Makeup



There are three kinds of makeup artists: straight makeup, sometimes called "street," which enhances an actor's features using cosmetics and corrective makeup; character makeup, which transforms an actor through facial prosthesis and other devices; and special effects (FX) makeup, employing mechanical devices such as robotic inserts. All three work closely with the director, cinematographer, and costume designer. Incorporating these three divisions, makeup's complex work can be loosely broken into the two categories of cosmetics and special effects. The former also radicalized the cosmetics industry. Often the two merge, but the makeup industry began with the need to accentuate the face and to deal with the drastic differences between stage and cinema.

Film makeup received no formal recognition until the 1940s and no Academy Award ® recognition until 1981, although William Tuttle (b. 1911) was given an honorary Oscar ® for 7 Faces of Dr. Lao (1964) and John Chambers (1923–2001) received one for Planet of the Apes (1968). It is now a highly regarded art with a large fan base that follows the careers of artists like Rick Baker and Tom Savini. The craft began in the nascent film industry with stage techniques but quickly adapted to cinema's peculiar problems, especially those posed by film stock, cinematic lighting, and the close-up. The introduction of color in the 1930s caused more difficulties. Technicolor distorted complexion tones and registered color reflections from costumes, even those thrown from one actor's clothing onto another's. As makeup artists addressed a continuous parade of new challenges, makeup evolved by the early 1920s into an indispensable studio department that oversaw wigmakers; hair stylists; cosmetologists; harness makers; wood carvers; and sculptors in plaster, wax, metal, and wire. By the 1960s, science-driven special effects became a major part of makeup, and specialists in all kinds of prosthetics, latexes, rubbers, plastics, solvents, structures, and devices have come under makeup's jurisdiction ever since. Despite its artificial composition, makeup's constant challenge is to seem natural. If it is prosthetic it has to move as if real flesh; if it is historical, it has to conform to the period's look, whether involving heavy makeup or no makeup at all. It also must be remarkably durable, lasting through sweating, kissing, and fighting, under water or fierce lighting. In horror films, it must be powerful enough to scare an audience yet bearable for an actor to wear.

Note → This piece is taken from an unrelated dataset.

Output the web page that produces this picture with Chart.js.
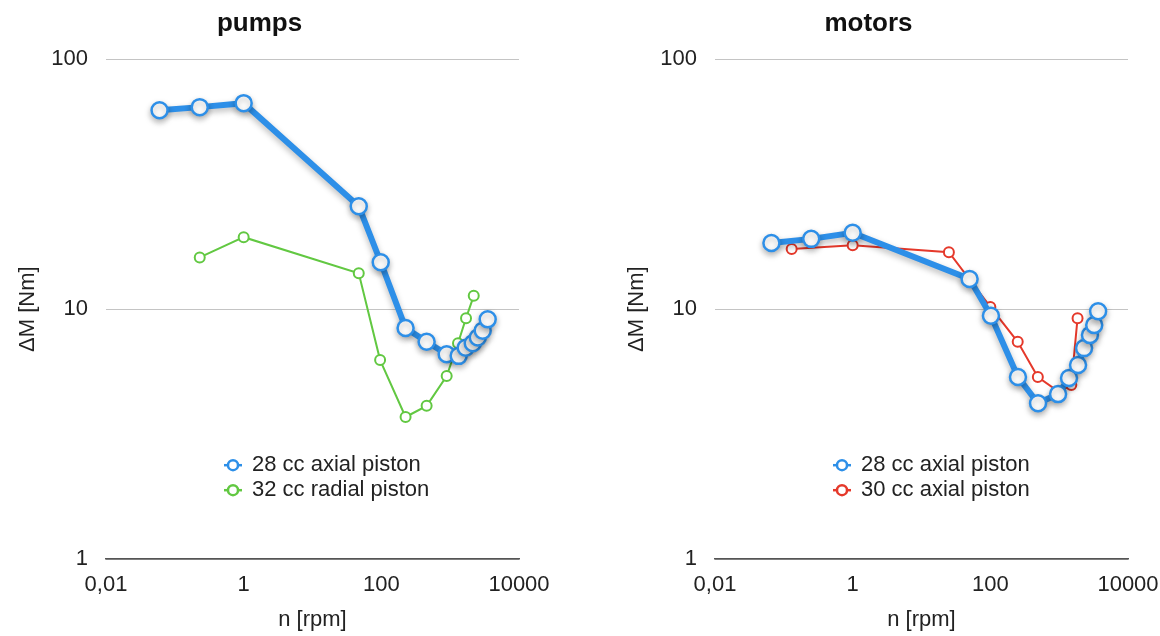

From the beginning, makeup artists have sought to draw out a character's psychology. To do this they have adapted (or contributed) to cosmetic and technological inventions, coped with color problems, and been experts on human anatomy and the potential effects of all varieties of artificial face, skin, and hair. Although makeup covers every kind of look—from well to ill, old to young, hip to demented, gorgeous to hideous—it is the latter two, the gorgeous and the ghastly, that have been emphasized throughout the history of cinema.